A comparative study of various joining techniques fatigue behaviour focusing on stiffness degradation

Abstract

The design of parts and structures in the vehicle development process is highly influenced by strength and stiffness requirements. Under cyclic loading a change in the local stiffness of joints can be observed which motivates analyses in order to tackle stiffness changes in structures. The fatigue and stiffness behaviour has been obtained for several joining techniques and material combinations: spot and seam welds, remote laser welds and high velocity bolting for steel and/or aluminium partner sheets. Specimens under shear and peel loading as well as hat profiles under torsion have been tested under constant amplitude loading. Quasi-static tests and micrographic evaluations have been conducted in order to determine material parameters and the setup of FE models. Online stiffness measurements during fatigue life have been performed. In this paper an approach to describe degradation in specimens representing a joint detail is presented.
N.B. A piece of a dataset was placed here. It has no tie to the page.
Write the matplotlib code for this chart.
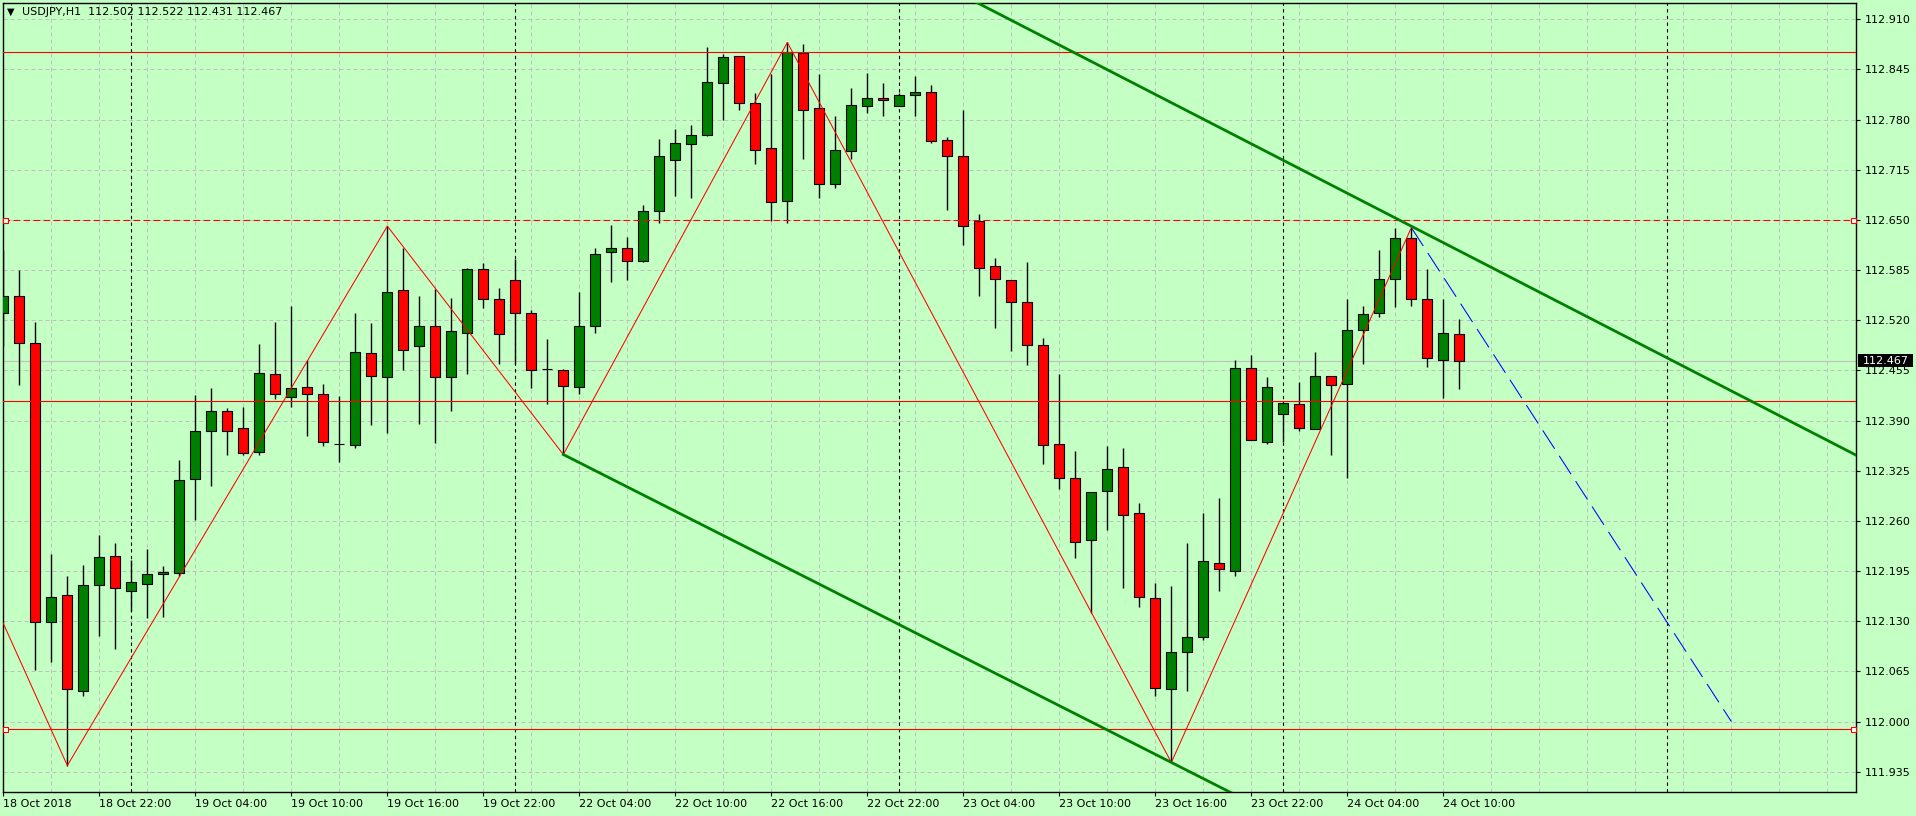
import numpy as np
import matplotlib.pyplot as plt
from matplotlib.patches import Rectangle

# USDJPY H1 bars, bar 0 = 18 Oct 16:00 ... bar 91 = 24 Oct 11:00
opens = [112.530, 112.551, 112.491, 112.129, 112.164, 112.040, 112.177, 112.214, 112.169, 112.178,
         112.191, 112.192, 112.314, 112.376, 112.403, 112.380, 112.349, 112.450, 112.421, 112.433,
         112.424, 112.360, 112.358, 112.477, 112.446, 112.559, 112.487, 112.512, 112.446, 112.503,
         112.586, 112.547, 112.572, 112.529, 112.457, 112.456, 112.434, 112.512, 112.608, 112.613,
         112.597, 112.661, 112.727, 112.748, 112.760, 112.828, 112.862, 112.801, 112.743, 112.674,
         112.866, 112.795, 112.696, 112.739, 112.798, 112.808, 112.798, 112.812, 112.816, 112.753,
         112.733, 112.648, 112.590, 112.572, 112.544, 112.488, 112.359, 112.315, 112.235, 112.299,
         112.330, 112.270, 112.160, 112.042, 112.090, 112.109, 112.206, 112.195, 112.458, 112.362,
         112.398, 112.411, 112.379, 112.448, 112.437, 112.508, 112.529, 112.573, 112.626, 112.548,
         112.468, 112.502]
highs = [112.611, 112.585, 112.518, 112.217, 112.188, 112.203, 112.242, 112.231, 112.209, 112.223,
         112.202, 112.339, 112.423, 112.432, 112.406, 112.408, 112.489, 112.518, 112.539, 112.468,
         112.437, 112.422, 112.530, 112.516, 112.642, 112.613, 112.551, 112.560, 112.549, 112.588,
         112.594, 112.562, 112.599, 112.533, 112.496, 112.457, 112.557, 112.613, 112.644, 112.628,
         112.669, 112.755, 112.768, 112.773, 112.874, 112.865, 112.863, 112.815, 112.839, 112.880,
         112.878, 112.839, 112.785, 112.821, 112.841, 112.828, 112.815, 112.836, 112.825, 112.758,
         112.793, 112.658, 112.601, 112.572, 112.595, 112.497, 112.450, 112.351, 112.298, 112.357,
         112.355, 112.283, 112.180, 112.175, 112.231, 112.270, 112.290, 112.468, 112.475, 112.447,
         112.415, 112.440, 112.479, 112.448, 112.547, 112.539, 112.611, 112.640, 112.640, 112.586,
         112.548, 112.522]
lows = [112.487, 112.436, 112.067, 112.077, 111.943, 112.033, 112.111, 112.094, 112.143, 112.134,
        112.136, 112.189, 112.261, 112.305, 112.345, 112.345, 112.346, 112.418, 112.408, 112.370,
        112.357, 112.336, 112.355, 112.384, 112.374, 112.455, 112.386, 112.361, 112.402, 112.450,
        112.536, 112.463, 112.463, 112.432, 112.411, 112.346, 112.424, 112.503, 112.570, 112.572,
        112.595, 112.646, 112.681, 112.678, 112.759, 112.780, 112.793, 112.723, 112.649, 112.646,
        112.729, 112.679, 112.691, 112.729, 112.789, 112.785, 112.797, 112.785, 112.750, 112.663,
        112.617, 112.551, 112.510, 112.480, 112.462, 112.334, 112.301, 112.212, 112.141, 112.248,
        112.173, 112.148, 112.033, 111.947, 112.039, 112.106, 112.169, 112.188, 112.365, 112.360,
        112.362, 112.377, 112.379, 112.345, 112.315, 112.463, 112.524, 112.537, 112.539, 112.459,
        112.419, 112.431]
closes = [112.551, 112.491, 112.129, 112.161, 112.042, 112.177, 112.213, 112.173, 112.181, 112.191,
          112.194, 112.313, 112.376, 112.402, 112.377, 112.348, 112.452, 112.424, 112.432, 112.424,
          112.362, 112.360, 112.479, 112.448, 112.557, 112.482, 112.512, 112.446, 112.506, 112.586,
          112.547, 112.502, 112.529, 112.456, 112.457, 112.435, 112.512, 112.606, 112.613, 112.597,
          112.662, 112.733, 112.750, 112.760, 112.829, 112.861, 112.802, 112.741, 112.673, 112.868,
          112.793, 112.696, 112.740, 112.799, 112.808, 112.806, 112.812, 112.816, 112.752, 112.733,
          112.642, 112.588, 112.573, 112.543, 112.488, 112.358, 112.315, 112.233, 112.298, 112.327,
          112.268, 112.161, 112.043, 112.090, 112.109, 112.208, 112.198, 112.458, 112.365, 112.433,
          112.413, 112.380, 112.448, 112.436, 112.508, 112.528, 112.573, 112.626, 112.548, 112.471,
          112.503, 112.467]

# time axis labels, one every 6 bars starting at bar 0
time_labels = ["18 Oct 2018", "18 Oct 22:00", "19 Oct 04:00", "19 Oct 10:00", "19 Oct 16:00",
               "19 Oct 22:00", "22 Oct 04:00", "22 Oct 10:00", "22 Oct 16:00", "22 Oct 22:00",
               "23 Oct 04:00", "23 Oct 10:00", "23 Oct 16:00", "23 Oct 22:00", "24 Oct 04:00",
               "24 Oct 10:00"]
day_breaks = [8, 32, 56, 80, 104]
price_ticks = [111.935, 112.000, 112.065, 112.130, 112.195, 112.260, 112.325, 112.390,
               112.455, 112.520, 112.585, 112.650, 112.715, 112.780, 112.845, 112.910]

# drawn objects
zigzag_x = [0, 4, 24, 35, 49, 73, 88]
zigzag_y = [112.127, 111.943, 112.642, 112.346, 112.880, 111.947, 112.640]
upper_trend_x = [61, 116]
upper_trend_y = [112.930, 112.343]
lower_trend_x = [35, 73]
lower_trend_y = [112.346, 111.947]
projection_x = [88, 108]
projection_y = [112.640, 112.000]
solid_levels = [112.868, 112.415]
marked_levels = [112.650, 111.990]
bid = 112.467

BG = '#C4FFC4'
W, H = 1916, 816


def draw_candles(ax):
    x = np.arange(len(opens))
    o = np.array(opens)
    c = np.array(closes)
    colors = np.where(c >= o, '#008000', '#FF0000')
    ax.vlines(x, lows, highs, color='black', lw=1.0, zorder=3)
    ax.bar(x, np.abs(c - o), bottom=np.minimum(o, c), width=0.62, color=colors,
           edgecolor='black', linewidth=0.8, zorder=4)


def main():
    plt.rcParams['font.family'] = ['DejaVu Sans']
    fig = plt.figure(figsize=(W / 100, H / 100), dpi=100, facecolor=BG)
    ax = fig.add_axes([2.7 / W, (H - 792) / H, (1856 - 2.7) / W, (792 - 2.6) / H])
    ax.set_facecolor(BG)
    ax.set_xlim(-0.04, 115.79)
    ax.set_ylim(111.9087, 112.9316)

    # grid
    for p in price_ticks:
        ax.axhline(p, color='#C0C0C0', lw=0.72, linestyle=(0, (4, 3)), zorder=0.5)
    for i in range(3, 116, 3):
        ax.axvline(i, color='#C0C0C0', lw=0.72, linestyle=(0, (4, 3)), zorder=0.5)
    for d in day_breaks:
        ax.axvline(d, color='black', lw=0.8, linestyle=(0, (3, 3)), zorder=1)
    ax.axhline(bid, color='#C0C0C0', lw=0.8, zorder=1)

    draw_candles(ax)

    # horizontal levels
    for lvl in solid_levels:
        ax.axhline(lvl, color='#FF0000', lw=0.8, zorder=5)
    ax.axhline(marked_levels[0], color='#FF0000', lw=0.8, linestyle=(0, (6, 3)), zorder=5)
    ax.axhline(marked_levels[1], color='#FF0000', lw=0.8, zorder=5)
    for lvl in marked_levels:
        ax.plot([0.13, 115.6], [lvl, lvl], 's', ms=3.6, mfc='white', mec='#FF0000',
                mew=0.8, zorder=7, clip_on=False)

    # zigzag and projection
    ax.plot(zigzag_x, zigzag_y, color='#FF0000', lw=0.75, zorder=6)
    ax.plot(projection_x, projection_y, color='#0000FF', lw=0.75,
            linestyle=(0, (21, 8)), zorder=6)

    # channel lines (rays to the right)
    k_up = np.polyfit(upper_trend_x, upper_trend_y, 1)
    xs = np.array([40, 120])
    ax.plot(xs, np.polyval(k_up, xs), color='#008000', lw=2.0, zorder=6)
    k_lo = np.polyfit(lower_trend_x, lower_trend_y, 1)
    xs = np.array([lower_trend_x[0], 90])
    ax.plot(xs, np.polyval(k_lo, xs), color='#008000', lw=2.0, zorder=6)

    # axes
    for s in ax.spines.values():
        s.set_color('black')
        s.set_linewidth(1.0)
    ax.set_xticks(range(0, 6 * len(time_labels), 6))
    ax.set_xticklabels(time_labels, ha='left')
    ax.yaxis.tick_right()
    ax.set_yticks(price_ticks)
    ax.set_yticklabels([f'{p:.3f}' for p in price_ticks])
    ax.tick_params(axis='x', direction='out', length=3, width=0.8, pad=2, labelsize=8)
    ax.tick_params(axis='y', direction='out', length=3, width=0.8, pad=3, labelsize=8)

    # header
    fig.text(7 / W, 1 - 12 / H, '▼', fontsize=7, va='center', ha='left')
    fig.text(22 / W, 1 - 12 / H, 'USDJPY,H1  112.502 112.522 112.431 112.467',
             fontsize=8, va='center', ha='left')

    # bid price label
    fig.patches.append(Rectangle((1857.5 / W, 1 - 367 / H), 55 / W, 13 / H,
                                 transform=fig.transFigure, fc='black', ec='none', zorder=5))
    fig.text(1863 / W, 1 - 360.5 / H, f'{bid:.3f}', color='white', fontsize=8,
             va='center', ha='left', zorder=6)

    fig.savefig('out.png', dpi=100, facecolor=BG)


if __name__ == "__main__":
    main()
The stiffness degradation curves for the various joining techniques are compared and a numerical description of the stiffness degradation behaviour for further simulations is derived. The concept of simulating stiffness changes in conventional joining techniques is introduced. First numerical analyses of stiffness changes in spot welded specimens are presented. Several sensitivity analyses, e.g. with regard to R-ratio or loading amplitude, are performed in order to check the numerical stability of the implemented method.